We all know that teaching vocabulary can be a challenge. You want your students to extend their knowledge of English and understand the nuances of words they may encounter in their everyday life or in other classes. One way to do this is by teaching students Greek and Latin roots words.
In addition, many state standards include using context clues to identify unknown words. If students have a list of Greek and Latin roots under their belt, it’ll be even easier for them to answer those exam questions.
Teaching Greek and Latin roots can help your students improve their understanding of vocabulary and increase fluency. Plus, learning these root words helps students increase retention and boost analytical thinking (connation anyone?). Your students can also see a spike in their test scores (Because let’s be honest: like it or not, many of us are in positions were those almighty test scores are everything).
A few years ago, I taught at a sports academy. One of my responsibilities was teaching a class called Learning Path, which was basically a study hall/class where students received more targeted instruction based on their reading levels. In one of these classes, I had pretty much all international students. I realized that one of the best ways to increase their vocabulary was to teach them common Greek and Latin roots. Ideally, they’d be able to take this knowledge and apply it to new words in the texts we read in our English class.
Ready to get started with introducing Greek and Latin roots in your classroom?
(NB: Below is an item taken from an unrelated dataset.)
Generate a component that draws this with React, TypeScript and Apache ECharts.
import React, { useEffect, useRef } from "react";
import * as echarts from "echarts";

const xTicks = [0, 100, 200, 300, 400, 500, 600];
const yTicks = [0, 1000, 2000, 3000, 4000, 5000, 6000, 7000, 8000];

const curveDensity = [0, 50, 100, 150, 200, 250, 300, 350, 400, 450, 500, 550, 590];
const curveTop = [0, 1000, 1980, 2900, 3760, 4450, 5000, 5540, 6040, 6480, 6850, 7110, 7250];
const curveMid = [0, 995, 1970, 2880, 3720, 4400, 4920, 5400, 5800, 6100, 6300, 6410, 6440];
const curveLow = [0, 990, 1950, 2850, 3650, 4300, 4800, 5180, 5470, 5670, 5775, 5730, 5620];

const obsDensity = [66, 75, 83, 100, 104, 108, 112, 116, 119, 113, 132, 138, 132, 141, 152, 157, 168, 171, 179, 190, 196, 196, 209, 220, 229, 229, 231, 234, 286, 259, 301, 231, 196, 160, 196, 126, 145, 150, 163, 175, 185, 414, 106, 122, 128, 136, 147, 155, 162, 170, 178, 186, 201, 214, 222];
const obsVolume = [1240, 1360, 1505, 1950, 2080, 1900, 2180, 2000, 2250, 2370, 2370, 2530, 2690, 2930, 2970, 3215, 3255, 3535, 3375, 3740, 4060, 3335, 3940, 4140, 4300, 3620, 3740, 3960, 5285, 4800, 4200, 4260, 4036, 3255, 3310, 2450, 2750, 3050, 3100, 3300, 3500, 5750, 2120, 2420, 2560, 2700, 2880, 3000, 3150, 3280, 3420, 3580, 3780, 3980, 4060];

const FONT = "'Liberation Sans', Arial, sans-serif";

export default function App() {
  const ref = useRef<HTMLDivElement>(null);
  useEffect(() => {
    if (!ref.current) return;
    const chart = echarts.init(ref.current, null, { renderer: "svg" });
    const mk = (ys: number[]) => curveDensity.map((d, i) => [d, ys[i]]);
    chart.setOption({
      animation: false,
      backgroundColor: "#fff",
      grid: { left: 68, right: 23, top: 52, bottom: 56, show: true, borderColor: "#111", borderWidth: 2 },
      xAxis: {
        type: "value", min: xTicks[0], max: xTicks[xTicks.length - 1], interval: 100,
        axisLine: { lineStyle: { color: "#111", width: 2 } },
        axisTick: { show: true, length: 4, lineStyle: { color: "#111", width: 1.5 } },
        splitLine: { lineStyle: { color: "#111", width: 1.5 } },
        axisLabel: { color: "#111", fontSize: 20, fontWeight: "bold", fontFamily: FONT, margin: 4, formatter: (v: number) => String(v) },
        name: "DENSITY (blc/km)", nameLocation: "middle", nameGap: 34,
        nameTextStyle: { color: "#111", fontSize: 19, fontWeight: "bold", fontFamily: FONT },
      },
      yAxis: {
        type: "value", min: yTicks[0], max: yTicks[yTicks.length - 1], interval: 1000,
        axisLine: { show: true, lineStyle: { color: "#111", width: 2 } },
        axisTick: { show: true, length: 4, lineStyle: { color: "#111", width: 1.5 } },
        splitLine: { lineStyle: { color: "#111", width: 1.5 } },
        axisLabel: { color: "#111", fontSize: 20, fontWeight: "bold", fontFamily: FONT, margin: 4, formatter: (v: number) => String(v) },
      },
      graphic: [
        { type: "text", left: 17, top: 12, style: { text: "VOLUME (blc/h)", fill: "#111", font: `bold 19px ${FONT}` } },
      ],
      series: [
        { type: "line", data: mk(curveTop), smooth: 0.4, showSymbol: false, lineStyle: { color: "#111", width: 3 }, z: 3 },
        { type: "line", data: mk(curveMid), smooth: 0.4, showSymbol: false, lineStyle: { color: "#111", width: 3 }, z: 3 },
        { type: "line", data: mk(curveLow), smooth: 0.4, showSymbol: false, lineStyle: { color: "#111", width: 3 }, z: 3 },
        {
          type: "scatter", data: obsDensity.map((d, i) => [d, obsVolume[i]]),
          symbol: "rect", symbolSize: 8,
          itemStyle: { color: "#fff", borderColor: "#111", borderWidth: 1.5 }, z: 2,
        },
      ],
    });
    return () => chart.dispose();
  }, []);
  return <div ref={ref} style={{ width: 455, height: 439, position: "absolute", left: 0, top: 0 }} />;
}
Keep reading for the ultimate quick guide to teaching Greek and Latin roots.
What are Greek and latin roots?
Before you jump into teaching Greek and Latin roots, it’s important that your students know what roots are.
A root is a basic or central part of something, which is often the beginning point of a word. It’s the part of a word that is left when all the suffixes, prefixes, and other modifications have been taken away. Many English words can be traced back to Greek, Latin, and/or French. Knowing these root words will help students when they inevitably come across unfamiliar vocabulary – whether it’s during class or recreational reading.
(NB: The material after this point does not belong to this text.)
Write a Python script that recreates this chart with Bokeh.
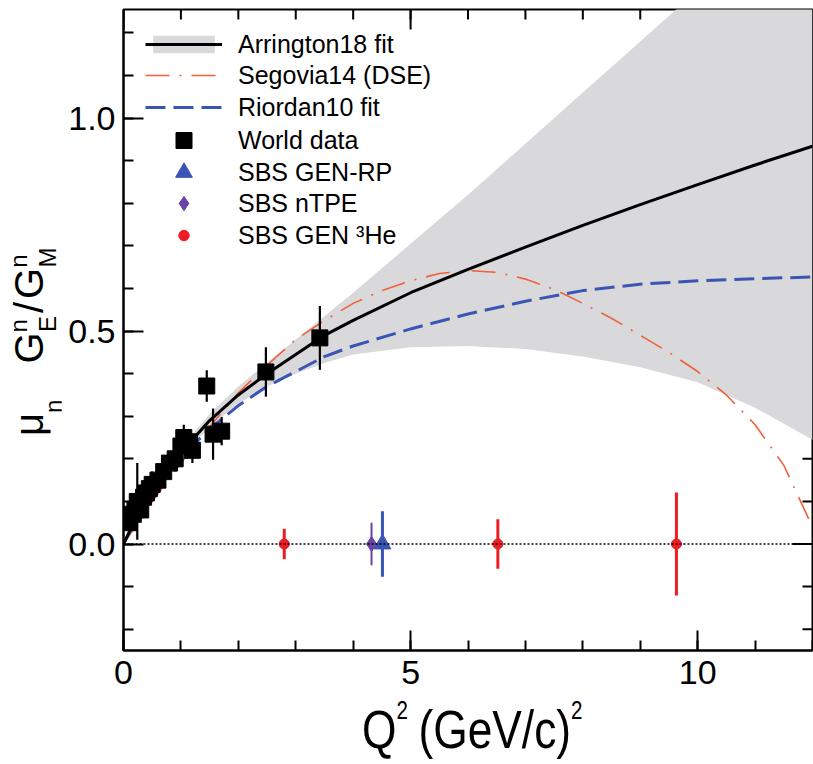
import math
from bokeh.plotting import figure
from bokeh.models import (Range1d, LinearAxis, FixedTicker, NumeralTickFormatter,
                          Legend, LegendItem, Span, Div)
from bokeh.layouts import row, column
from bokeh.embed import file_html
from bokeh.resources import INLINE

FONT = "Liberation Sans"

# ---------------- data ----------------
# Arrington18 fit and its uncertainty band
arr_q2 = [0, 0.25, 0.5, 1, 1.5, 2, 2.5, 3, 3.5, 4, 5, 6, 7, 8, 9, 10, 11, 12]
arr_fit = [0, 0.07, 0.125, 0.215, 0.29, 0.35, 0.40, 0.445, 0.49, 0.525, 0.59, 0.645, 0.697, 0.748, 0.797, 0.844, 0.89, 0.934]
band_q2 = [0, 0.5, 1, 1.5, 2, 2.5, 3, 3.5, 4, 5, 6, 7, 8, 9, 10, 11, 12]
band_hi = [0, 0.13, 0.225, 0.305, 0.37, 0.425, 0.48, 0.535, 0.59, 0.705, 0.82, 0.94, 1.06, 1.18, 1.30, 1.42, 1.54]
band_lo = [0, 0.12, 0.205, 0.275, 0.33, 0.37, 0.40, 0.425, 0.445, 0.462, 0.465, 0.458, 0.44, 0.415, 0.38, 0.32, 0.245]

# Segovia14 (DSE)
dse_q2 = [0, 0.5, 1, 1.5, 2, 2.5, 3, 3.5, 4, 4.5, 5, 5.5, 6, 6.5, 7, 7.5, 8, 8.5, 9, 9.5, 10, 10.5, 11, 11.5, 12]
dse_val = [0, 0.10, 0.19, 0.275, 0.355, 0.42, 0.48, 0.525, 0.565, 0.595, 0.618, 0.635, 0.642, 0.638, 0.622,
           0.598, 0.565, 0.53, 0.49, 0.45, 0.405, 0.35, 0.28, 0.185, 0.04]

# Riordan10 fit
rio_q2 = [0, 0.25, 0.5, 1, 1.5, 2, 2.5, 3, 3.5, 4, 5, 6, 7, 8, 9, 10, 11, 12]
rio_val = [0, 0.065, 0.12, 0.205, 0.27, 0.325, 0.37, 0.405, 0.44, 0.465, 0.505, 0.54, 0.57, 0.595, 0.61, 0.618, 0.623, 0.627]

# World data
world_q2 = [0.10, 0.15, 0.20, 0.24, 0.30, 0.35, 0.40, 0.45, 0.50, 0.60, 0.70, 0.80, 0.90, 1.00, 1.05, 1.15, 1.20,
            1.45, 1.56, 1.71, 2.48, 3.42]
world_val = [0.05, 0.07, 0.08, 0.10, 0.08, 0.11, 0.12, 0.13, 0.14, 0.15, 0.17, 0.19, 0.20, 0.23, 0.25, 0.24, 0.22,
             0.371, 0.258, 0.265, 0.404, 0.484]
world_err = [0.02, 0.02, 0.03, 0.09, 0.03, 0.03, 0.02, 0.03, 0.03, 0.02, 0.02, 0.02, 0.03, 0.03, 0.03, 0.03, 0.03,
             0.037, 0.06, 0.033, 0.058, 0.075]

# SBS projections
rp_q2, rp_val, rp_err = [4.51], [0.0], [0.077]
tpe_q2, tpe_val, tpe_err = [4.32], [0.0], [0.05]
he_q2 = [2.80, 6.52, 9.63]
he_val = [0.0, 0.0, 0.0]
he_err = [0.036, 0.058, 0.121]

x_major = [0, 5, 10]
x_minor = list(range(0, 13))
y_major = [0.0, 0.5, 1.0]
y_minor = [-0.2, -0.1, 0.0, 0.1, 0.2, 0.3, 0.4, 0.5, 0.6, 0.7, 0.8, 0.9, 1.0, 1.1, 1.2]

legend_labels = ["Arrington18 fit", "Segovia14 (DSE)", "Riordan10 fit", "World data",
                 "SBS GEN-RP", "SBS nTPE", "SBS GEN \u00b3He"]

X0, X1 = 0, 12
Y0, Y1 = -0.25, 1.255

# ---------------- layout constants ----------------
YDIV_W = 61
P_W, P_H = 752, 702
XDIV_H = 62

# ---------------- figure ----------------
p = figure(width=P_W, height=P_H, x_range=Range1d(X0, X1), y_range=Range1d(Y0, Y1),
           x_axis_type=None, y_axis_type=None, output_backend="svg", toolbar_location=None,
           min_border_left=62, min_border_right=1, min_border_top=9, min_border_bottom=52)
p.outline_line_color = "black"
p.outline_line_width = 2
p.background_fill_color = "white"
p.border_fill_color = "white"


def style_axis(ax):
    ax.axis_line_color = "black"
    ax.axis_line_width = 2
    ax.major_tick_in = 20
    ax.major_tick_out = 0
    ax.minor_tick_in = 10
    ax.minor_tick_out = 0
    ax.major_tick_line_width = 2
    ax.minor_tick_line_width = 2
    ax.major_tick_line_color = "black"
    ax.minor_tick_line_color = "black"
    ax.major_label_text_font = FONT
    ax.major_label_text_font_size = "34px"
    ax.major_label_text_color = "black"


xb = LinearAxis(ticker=FixedTicker(ticks=x_major, minor_ticks=x_minor),
                formatter=NumeralTickFormatter(format="0"))
style_axis(xb)
xb.major_label_standoff = 10
yl = LinearAxis(ticker=FixedTicker(ticks=y_major, minor_ticks=y_minor),
                formatter=NumeralTickFormatter(format="0.0"))
style_axis(yl)
yl.major_label_standoff = 8
p.add_layout(xb, "below")
p.add_layout(yl, "left")

# mirrored inward ticks on the top and right edges
p.ray(x=x_minor, y=[Y1] * len(x_minor), length=10, length_units="screen", angle=-math.pi / 2,
      line_color="black", line_width=2)
p.ray(x=x_major, y=[Y1] * len(x_major), length=20, length_units="screen", angle=-math.pi / 2,
      line_color="black", line_width=2)
p.ray(x=[X1] * len(y_minor), y=y_minor, length=10, length_units="screen", angle=math.pi,
      line_color="black", line_width=2)
p.ray(x=[X1] * len(y_major), y=y_major, length=20, length_units="screen", angle=math.pi,
      line_color="black", line_width=2)

# band + curves
r_band = p.varea(x=band_q2, y1=band_lo, y2=band_hi, fill_color="#d9d9db")
p.add_layout(Span(location=0, dimension="width", line_color="black", line_width=1.5, line_dash="2 2"))
r_dse = p.line(dse_q2, dse_val, line_color="#f0603c", line_width=1.6, line_dash="24 10 2 10")
r_rio = p.line(rio_q2, rio_val, line_color="#3a55b4", line_width=3, line_dash="20 8")
r_arr = p.line(arr_q2, arr_fit, line_color="black", line_width=3)

# world data
p.segment(x0=world_q2, x1=world_q2,
          y0=[v - e for v, e in zip(world_val, world_err)],
          y1=[v + e for v, e in zip(world_val, world_err)], line_color="black", line_width=2.2)
r_world = p.scatter(world_q2, world_val, marker="square", size=16, fill_color="black", line_color="black")

# SBS
p.segment(x0=he_q2, x1=he_q2, y0=[v - e for v, e in zip(he_val, he_err)],
          y1=[v + e for v, e in zip(he_val, he_err)], line_color="#ee1c24", line_width=3)
r_he = p.scatter(he_q2, he_val, marker="circle", size=10, fill_color="#ee1c24", line_color="#ee1c24")
p.segment(x0=tpe_q2, x1=tpe_q2, y0=[v - e for v, e in zip(tpe_val, tpe_err)],
          y1=[v + e for v, e in zip(tpe_val, tpe_err)], line_color="#6a45a8", line_width=2)
r_tpe = p.scatter(tpe_q2, tpe_val, marker="diamond", size=15, fill_color="#6a45a8", line_color="#6a45a8")
p.segment(x0=rp_q2, x1=rp_q2, y0=[v - e for v, e in zip(rp_val, rp_err)],
          y1=[v + e for v, e in zip(rp_val, rp_err)], line_color="#3a55b4", line_width=3)
r_rp = p.scatter(rp_q2, rp_val, marker="triangle", size=17, fill_color="#3a55b4", line_color="#3a55b4")

# legend: one single-row legend per entry so that each row can be placed exactly
FRAME_BOTTOM = 650   # page px of the frame bottom (frame top at 9)
rows = [
    (legend_labels[0], [r_band, r_arr], 22, 44),
    (legend_labels[1], [r_dse], 22, 75),
    (legend_labels[2], [r_rio], 22, 107),
    (legend_labels[3], [r_world], 40, 140),
    (legend_labels[4], [r_rp], 42, 172),
    (legend_labels[5], [r_tpe], 36, 203),
    (legend_labels[6], [r_he], 26, 235),
]
for lab, rends, gh, cy in rows:
    h = max(gh, 40)
    lg = Legend(items=[LegendItem(label=lab, renderers=rends)],
                location=(22, FRAME_BOTTOM - cy - h // 2))
    lg.glyph_width = 77
    lg.glyph_height = gh
    lg.label_height = 40
    lg.label_standoff = 16
    lg.spacing = 0
    lg.padding = 0
    lg.margin = 0
    lg.border_line_alpha = 0
    lg.background_fill_alpha = 0
    lg.label_text_font = FONT
    lg.label_text_font_size = "25px"
    lg.label_text_baseline = "middle"
    lg.label_text_color = "black"
    p.add_layout(lg)

# y-axis title (rotated, with stacked super/subscripts)
sub = "font-size:24px;position:relative;"
y_title_html = (
    f'<div style="position:relative;width:{YDIV_W}px;height:{P_H}px;">'
    f'<div style="position:absolute;left:0;top:0;width:{P_H}px;height:{YDIV_W}px;transform-origin:0 0;'
    f'transform:translate(0px,{P_H}px) rotate(-90deg);">'
    '<span style="position:absolute;left:266px;top:9px;white-space:nowrap;font-family:\'Liberation Sans\';'
    'font-size:40px;line-height:1;color:black;">'
    '\u03bc<span style="' + sub + 'top:19px;">n</span>'
    '<span style="margin-left:36px;">G</span>'
    '<span style="' + sub + 'top:-16px;">n</span>'
    '<span style="' + sub + 'top:13px;margin-left:-13px;">E</span>'
    '<span style="margin-left:3px;">/</span>'
    '<span style="margin-left:3px;">G</span>'
    '<span style="' + sub + 'top:-16px;">n</span>'
    '<span style="' + sub + 'top:13px;margin-left:-13px;">M</span>'
    '</span></div></div>'
)
ydiv = Div(text=y_title_html, width=YDIV_W, height=P_H, margin=0)

# x-axis title (slightly condensed, with superscripts)
sup = "font-size:25px;position:relative;top:-29px;"
x_title_html = (
    f'<div style="position:relative;width:{YDIV_W + P_W}px;height:{XDIV_H}px;">'
    '<span style="position:absolute;left:362px;top:0px;white-space:nowrap;font-family:\'Liberation Sans\';'
    'font-size:54px;line-height:1;color:black;transform-origin:0 0;transform:scaleX(0.82);display:inline-block;">'
    'Q<span style="' + sup + '">2</span>'
    '<span style="margin-left:13px;">(GeV/c)</span>'
    '<span style="' + sup + '">2</span>'
    '</span></div>'
)
xdiv = Div(text=x_title_html, width=YDIV_W + P_W, height=XDIV_H, margin=0)

layout = column(row(ydiv, p, spacing=0), xdiv, spacing=0)
open("out.html", "w").write(file_html(layout, INLINE))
How to teach greek and latin roots
I’m a big believer in repetition. When teaching the class mentioned earlier, we followed the same routine/format.
Every class period (which was once a week), we would review that week’s list. Students completed their copy of notes as I reviewed the presentation. Each note page contained:
- Illustration of one word using the root
- Original sentence
- Examples from presentation
- Space for students to come up with their own example
- I allowed them to Google this if they were struggling. It led to some interesting finds and introduced everyone to new words.
After the notes were completed, students completed an exercise using the words. The exercises rotated based on the list. Sometimes it was a crossword puzzle. Sometimes a word scramble or cryptogram. Other times students had to match words and definitions, identify words based on their knowledge of the roots, and write a paragraph.
So there you have it. My simple process for teaching Greek and Latin roots.